> _Directive_:
Work out how many lines include "chart" and answer with that number only.

> _Dataset section_:

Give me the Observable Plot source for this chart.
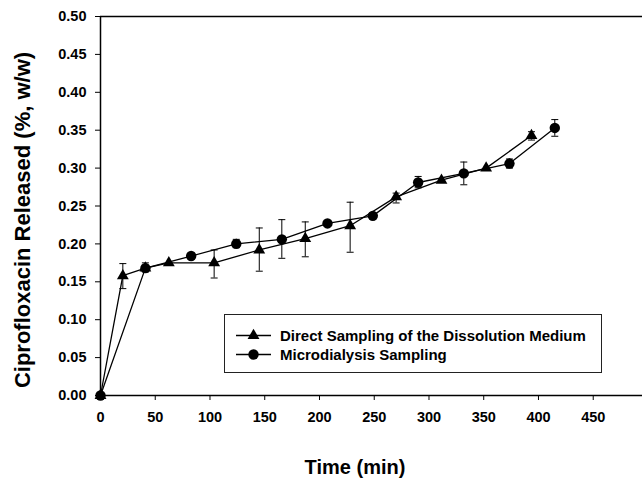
<!DOCTYPE html>
<html>
<head>
<meta charset="utf-8">
<script src="https://cdn.jsdelivr.net/npm/d3@7"></script>
<script src="https://cdn.jsdelivr.net/npm/@observablehq/plot@0.6"></script>
<style>
  html, body { margin: 0; padding: 0; background: #fff; }
  #wrap { position: relative; width: 642px; height: 489px; font-family: "Liberation Sans", Arial, sans-serif; }
  #legend { position: absolute; left: 224px; top: 314px; width: 376px; height: 57px; border: 1px solid #222; background: #fff; box-sizing: content-box; }
  .row { position: absolute; left: 11px; height: 19px; display: flex; align-items: center; font-weight: bold; font-size: 15px; color: #000; white-space: nowrap; }
  .row svg { margin-right: 9px; }
</style>
</head>
<body>
<div id="wrap"></div>
<script>
// Direct sampling of the dissolution medium (triangles)
const directTime = [0, 20.4, 41, 62.4, 103.8, 145, 187, 228, 270, 311.4, 352.2, 393.6];
const directValue = [0, 0.158, 0.168, 0.175, 0.175, 0.192, 0.207, 0.224, 0.262, 0.284, 0.300, 0.343];
const directLow = [null, 0.141, null, null, 0.155, 0.164, 0.183, 0.189, 0.254, null, null, 0.337];
const directHigh = [null, 0.174, null, null, 0.192, 0.221, 0.229, 0.255, 0.267, null, null, 0.348];

// Microdialysis sampling (circles)
const microTime = [0, 41, 82.8, 124, 165.6, 207.3, 248.7, 290.1, 331.8, 373.5, 414.9];
const microValue = [0, 0.168, 0.184, 0.200, 0.206, 0.227, 0.237, 0.281, 0.293, 0.306, 0.353];
const microLow = [null, 0.163, null, 0.195, 0.181, null, null, 0.274, 0.278, 0.300, 0.342];
const microHigh = [null, 0.175, null, 0.206, 0.232, null, null, 0.289, 0.308, 0.312, 0.364];

const xTicks = [0, 50, 100, 150, 200, 250, 300, 350, 400, 450];
const yTicks = [0, 0.05, 0.10, 0.15, 0.20, 0.25, 0.30, 0.35, 0.40, 0.45, 0.50];

const seriesNames = ["Direct Sampling of the Dissolution Medium", "Microdialysis Sampling"];
const xTitle = "Time (min)";
const yTitle = "Ciprofloxacin Released (%, w/w)";

const direct = directTime.map((t, i) => ({t, v: directValue[i], lo: directLow[i], hi: directHigh[i]}));
const micro = microTime.map((t, i) => ({t, v: microValue[i], lo: microLow[i], hi: microHigh[i]}));
const directErr = direct.filter(d => d.lo != null);
const microErr = micro.filter(d => d.lo != null);

const capSymbol = { draw(ctx) { ctx.moveTo(-3.5, 0); ctx.lineTo(3.5, 0); } };

const font = '"Liberation Sans", Arial, sans-serif';

const chart = Plot.plot({
  width: 642,
  height: 489,
  marginLeft: 100,
  marginRight: 0,
  marginTop: 16,
  marginBottom: 94,
  x: {domain: [0, 495]},
  y: {domain: [0, 0.5]},
  style: {fontFamily: font, fontWeight: "bold", fontSize: "14.5px", color: "#000", background: "#fff", overflow: "visible"},
  marks: [
    Plot.axisX({ticks: xTicks, tickSize: 5, tickPadding: 11, tickFormat: d => String(d), label: null, stroke: "#000"}),
    Plot.axisY({ticks: yTicks, tickSize: 5, tickPadding: 9, tickFormat: d3.format(".2f"), label: null, stroke: "#000"}),
    Plot.ruleX([0], {stroke: "#000", strokeWidth: 1.5}),
    Plot.ruleY([0], {stroke: "#000", strokeWidth: 1.5}),
    Plot.ruleY([0.5], {stroke: "#000", strokeWidth: 1.5}),
    // error bars
    Plot.ruleX(directErr, {x: "t", y1: "lo", y2: "hi", stroke: "#000", strokeWidth: 1}),
    Plot.dot(directErr, {x: "t", y: "lo", symbol: capSymbol, stroke: "#000", fill: "none", strokeWidth: 1}),
    Plot.dot(directErr, {x: "t", y: "hi", symbol: capSymbol, stroke: "#000", fill: "none", strokeWidth: 1}),
    Plot.ruleX(microErr, {x: "t", y1: "lo", y2: "hi", stroke: "#000", strokeWidth: 1}),
    Plot.dot(microErr, {x: "t", y: "lo", symbol: capSymbol, stroke: "#000", fill: "none", strokeWidth: 1}),
    Plot.dot(microErr, {x: "t", y: "hi", symbol: capSymbol, stroke: "#000", fill: "none", strokeWidth: 1}),
    // lines
    Plot.line(direct, {x: "t", y: "v", stroke: "#000", strokeWidth: 1.3}),
    Plot.line(micro, {x: "t", y: "v", stroke: "#000", strokeWidth: 1.3}),
    // markers
    Plot.dot(direct, {x: "t", y: "v", symbol: "triangle", r: 4.4, fill: "#000", stroke: "none"}),
    Plot.dot(micro, {x: "t", y: "v", symbol: "circle", r: 5.2, fill: "#000", stroke: "none"})
  ]
});

const svg = d3.select(chart);
svg.append("text")
  .attr("x", 100 + (642 - 100) / 2 - 16)
  .attr("y", 474)
  .attr("text-anchor", "middle")
  .attr("font-size", 20)
  .attr("font-weight", "bold")
  .attr("fill", "#000")
  .text(xTitle);
svg.append("text")
  .attr("transform", "translate(30,220) rotate(-90)")
  .attr("text-anchor", "middle")
  .attr("font-size", 22)
  .attr("font-weight", "bold")
  .attr("fill", "#000")
  .text(yTitle);

const wrap = document.getElementById("wrap");
wrap.appendChild(chart);

// legend
const legend = document.createElement("div");
legend.id = "legend";
const symbols = ["triangle", "circle"];
const sizes = [4.4, 5.2];
seriesNames.forEach((name, i) => {
  const row = document.createElement("div");
  row.className = "row";
  row.style.top = (11 + i * 19) + "px";
  const sw = d3.create("svg").attr("width", 35).attr("height", 19);
  sw.append("line").attr("x1", 0).attr("x2", 35).attr("y1", 9.5).attr("y2", 9.5).attr("stroke", "#000").attr("stroke-width", 1.3);
  const sym = symbols[i] === "triangle" ? d3.symbolTriangle : d3.symbolCircle;
  sw.append("path").attr("d", d3.symbol(sym, Math.PI * sizes[i] * sizes[i])()).attr("transform", "translate(17.5,9.5)").attr("fill", "#000");
  row.appendChild(sw.node());
  const span = document.createElement("span");
  span.textContent = name;
  row.appendChild(span);
  legend.appendChild(row);
});
wrap.appendChild(legend);
</script>
</body>
</html>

> _The solution_:
4